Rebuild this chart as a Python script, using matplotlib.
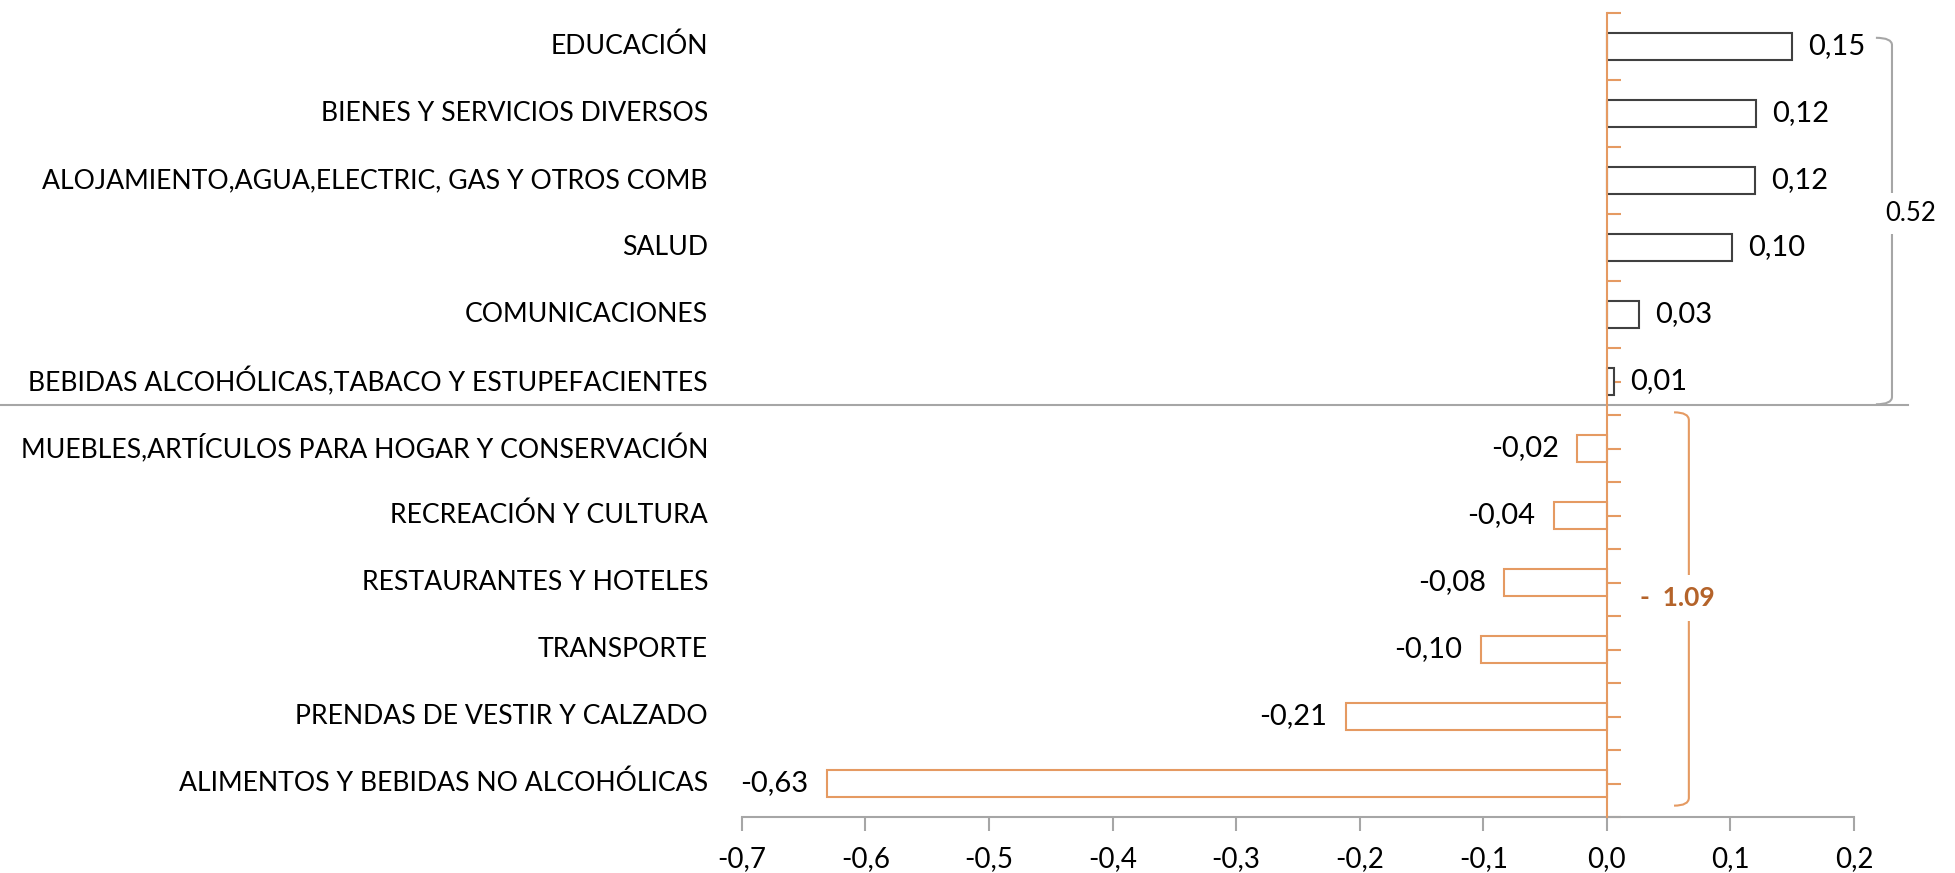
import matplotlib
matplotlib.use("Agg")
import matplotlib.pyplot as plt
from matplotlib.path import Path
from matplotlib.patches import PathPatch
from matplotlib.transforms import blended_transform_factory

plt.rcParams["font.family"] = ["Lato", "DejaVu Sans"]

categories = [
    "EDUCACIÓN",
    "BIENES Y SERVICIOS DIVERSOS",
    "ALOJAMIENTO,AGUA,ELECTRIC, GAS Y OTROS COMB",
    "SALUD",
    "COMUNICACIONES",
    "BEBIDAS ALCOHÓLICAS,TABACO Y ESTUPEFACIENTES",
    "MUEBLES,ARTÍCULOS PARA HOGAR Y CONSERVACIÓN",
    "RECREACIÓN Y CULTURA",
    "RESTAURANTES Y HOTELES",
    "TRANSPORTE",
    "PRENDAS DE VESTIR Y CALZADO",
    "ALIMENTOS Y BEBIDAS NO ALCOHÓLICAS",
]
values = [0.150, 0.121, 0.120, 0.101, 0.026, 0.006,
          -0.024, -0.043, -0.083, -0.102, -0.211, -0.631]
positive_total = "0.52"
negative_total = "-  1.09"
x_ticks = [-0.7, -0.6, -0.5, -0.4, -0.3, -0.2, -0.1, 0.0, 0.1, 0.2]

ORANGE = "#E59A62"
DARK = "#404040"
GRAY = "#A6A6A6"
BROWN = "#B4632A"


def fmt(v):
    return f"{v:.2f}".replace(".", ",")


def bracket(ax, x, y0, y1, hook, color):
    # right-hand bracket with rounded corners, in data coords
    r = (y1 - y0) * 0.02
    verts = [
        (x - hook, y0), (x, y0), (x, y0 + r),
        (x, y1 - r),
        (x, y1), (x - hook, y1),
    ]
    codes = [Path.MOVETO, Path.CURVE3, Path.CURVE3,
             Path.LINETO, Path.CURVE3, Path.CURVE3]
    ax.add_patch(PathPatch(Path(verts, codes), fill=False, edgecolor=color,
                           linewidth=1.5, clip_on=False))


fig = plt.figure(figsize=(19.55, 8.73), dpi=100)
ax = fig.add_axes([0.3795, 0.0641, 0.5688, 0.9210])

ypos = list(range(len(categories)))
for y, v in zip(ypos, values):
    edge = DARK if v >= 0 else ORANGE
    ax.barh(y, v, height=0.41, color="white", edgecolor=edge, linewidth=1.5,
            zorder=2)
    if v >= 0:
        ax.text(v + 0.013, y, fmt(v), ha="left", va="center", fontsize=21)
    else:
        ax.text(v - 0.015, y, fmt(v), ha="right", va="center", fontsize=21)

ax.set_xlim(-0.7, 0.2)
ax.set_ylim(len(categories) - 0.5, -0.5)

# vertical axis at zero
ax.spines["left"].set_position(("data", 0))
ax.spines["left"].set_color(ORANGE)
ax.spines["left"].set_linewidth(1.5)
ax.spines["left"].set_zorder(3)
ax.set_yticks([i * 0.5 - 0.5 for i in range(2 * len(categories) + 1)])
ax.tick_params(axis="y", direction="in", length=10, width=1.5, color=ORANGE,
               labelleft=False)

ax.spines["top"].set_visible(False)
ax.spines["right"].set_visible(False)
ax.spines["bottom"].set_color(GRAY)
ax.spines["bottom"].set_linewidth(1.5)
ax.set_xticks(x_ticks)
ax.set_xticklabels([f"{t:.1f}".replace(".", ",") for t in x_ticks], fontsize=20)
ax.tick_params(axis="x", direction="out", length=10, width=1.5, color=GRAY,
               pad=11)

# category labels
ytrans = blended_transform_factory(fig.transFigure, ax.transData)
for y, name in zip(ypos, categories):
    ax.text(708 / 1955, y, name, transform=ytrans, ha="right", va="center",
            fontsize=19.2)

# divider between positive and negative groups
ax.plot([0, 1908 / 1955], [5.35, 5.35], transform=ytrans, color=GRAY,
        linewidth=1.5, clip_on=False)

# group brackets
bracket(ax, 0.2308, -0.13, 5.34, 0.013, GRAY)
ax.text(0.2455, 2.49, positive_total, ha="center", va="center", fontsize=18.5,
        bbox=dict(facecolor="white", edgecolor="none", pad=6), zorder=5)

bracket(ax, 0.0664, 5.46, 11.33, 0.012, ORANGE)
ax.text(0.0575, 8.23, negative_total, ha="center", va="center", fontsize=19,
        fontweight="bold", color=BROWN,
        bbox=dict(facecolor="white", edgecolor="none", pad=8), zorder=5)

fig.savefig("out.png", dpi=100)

━━━━━━━━

# SET PROBLEM:
Ignore the images and quote every line of the listing exactly.

# RESPONSE TO THIS EXERCISE:
Rebuild this chart as a Python script, using matplotlib.
import matplotlib
matplotlib.use("Agg")
import matplotlib.pyplot as plt
from matplotlib.path import Path
from matplotlib.patches import PathPatch
from matplotlib.transforms import blended_transform_factory

plt.rcParams["font.family"] = ["Lato", "DejaVu Sans"]

categories = [
    "EDUCACIÓN",
    "BIENES Y SERVICIOS DIVERSOS",
    "ALOJAMIENTO,AGUA,ELECTRIC, GAS Y OTROS COMB",
    "SALUD",
    "COMUNICACIONES",
    "BEBIDAS ALCOHÓLICAS,TABACO Y ESTUPEFACIENTES",
    "MUEBLES,ARTÍCULOS PARA HOGAR Y CONSERVACIÓN",
    "RECREACIÓN Y CULTURA",
    "RESTAURANTES Y HOTELES",
    "TRANSPORTE",
    "PRENDAS DE VESTIR Y CALZADO",
    "ALIMENTOS Y BEBIDAS NO ALCOHÓLICAS",
]
values = [0.150, 0.121, 0.120, 0.101, 0.026, 0.006,
          -0.024, -0.043, -0.083, -0.102, -0.211, -0.631]
positive_total = "0.52"
negative_total = "-  1.09"
x_ticks = [-0.7, -0.6, -0.5, -0.4, -0.3, -0.2, -0.1, 0.0, 0.1, 0.2]

ORANGE = "#E59A62"
DARK = "#404040"
GRAY = "#A6A6A6"
BROWN = "#B4632A"


def fmt(v):
    return f"{v:.2f}".replace(".", ",")


def bracket(ax, x, y0, y1, hook, color):
    # right-hand bracket with rounded corners, in data coords
    r = (y1 - y0) * 0.02
    verts = [
        (x - hook, y0), (x, y0), (x, y0 + r),
        (x, y1 - r),
        (x, y1), (x - hook, y1),
    ]
    codes = [Path.MOVETO, Path.CURVE3, Path.CURVE3,
             Path.LINETO, Path.CURVE3, Path.CURVE3]
    ax.add_patch(PathPatch(Path(verts, codes), fill=False, edgecolor=color,
                           linewidth=1.5, clip_on=False))


fig = plt.figure(figsize=(19.55, 8.73), dpi=100)
ax = fig.add_axes([0.3795, 0.0641, 0.5688, 0.9210])

ypos = list(range(len(categories)))
for y, v in zip(ypos, values):
    edge = DARK if v >= 0 else ORANGE
    ax.barh(y, v, height=0.41, color="white", edgecolor=edge, linewidth=1.5,
            zorder=2)
    if v >= 0:
        ax.text(v + 0.013, y, fmt(v), ha="left", va="center", fontsize=21)
    else:
        ax.text(v - 0.015, y, fmt(v), ha="right", va="center", fontsize=21)

ax.set_xlim(-0.7, 0.2)
ax.set_ylim(len(categories) - 0.5, -0.5)

# vertical axis at zero
ax.spines["left"].set_position(("data", 0))
ax.spines["left"].set_color(ORANGE)
ax.spines["left"].set_linewidth(1.5)
ax.spines["left"].set_zorder(3)
ax.set_yticks([i * 0.5 - 0.5 for i in range(2 * len(categories) + 1)])
ax.tick_params(axis="y", direction="in", length=10, width=1.5, color=ORANGE,
               labelleft=False)

ax.spines["top"].set_visible(False)
ax.spines["right"].set_visible(False)
ax.spines["bottom"].set_color(GRAY)
ax.spines["bottom"].set_linewidth(1.5)
ax.set_xticks(x_ticks)
ax.set_xticklabels([f"{t:.1f}".replace(".", ",") for t in x_ticks], fontsize=20)
ax.tick_params(axis="x", direction="out", length=10, width=1.5, color=GRAY,
               pad=11)

# category labels
ytrans = blended_transform_factory(fig.transFigure, ax.transData)
for y, name in zip(ypos, categories):
    ax.text(708 / 1955, y, name, transform=ytrans, ha="right", va="center",
            fontsize=19.2)

# divider between positive and negative groups
ax.plot([0, 1908 / 1955], [5.35, 5.35], transform=ytrans, color=GRAY,
        linewidth=1.5, clip_on=False)

# group brackets
bracket(ax, 0.2308, -0.13, 5.34, 0.013, GRAY)
ax.text(0.2455, 2.49, positive_total, ha="center", va="center", fontsize=18.5,
        bbox=dict(facecolor="white", edgecolor="none", pad=6), zorder=5)

bracket(ax, 0.0664, 5.46, 11.33, 0.012, ORANGE)
ax.text(0.0575, 8.23, negative_total, ha="center", va="center", fontsize=19,
        fontweight="bold", color=BROWN,
        bbox=dict(facecolor="white", edgecolor="none", pad=8), zorder=5)

fig.savefig("out.png", dpi=100)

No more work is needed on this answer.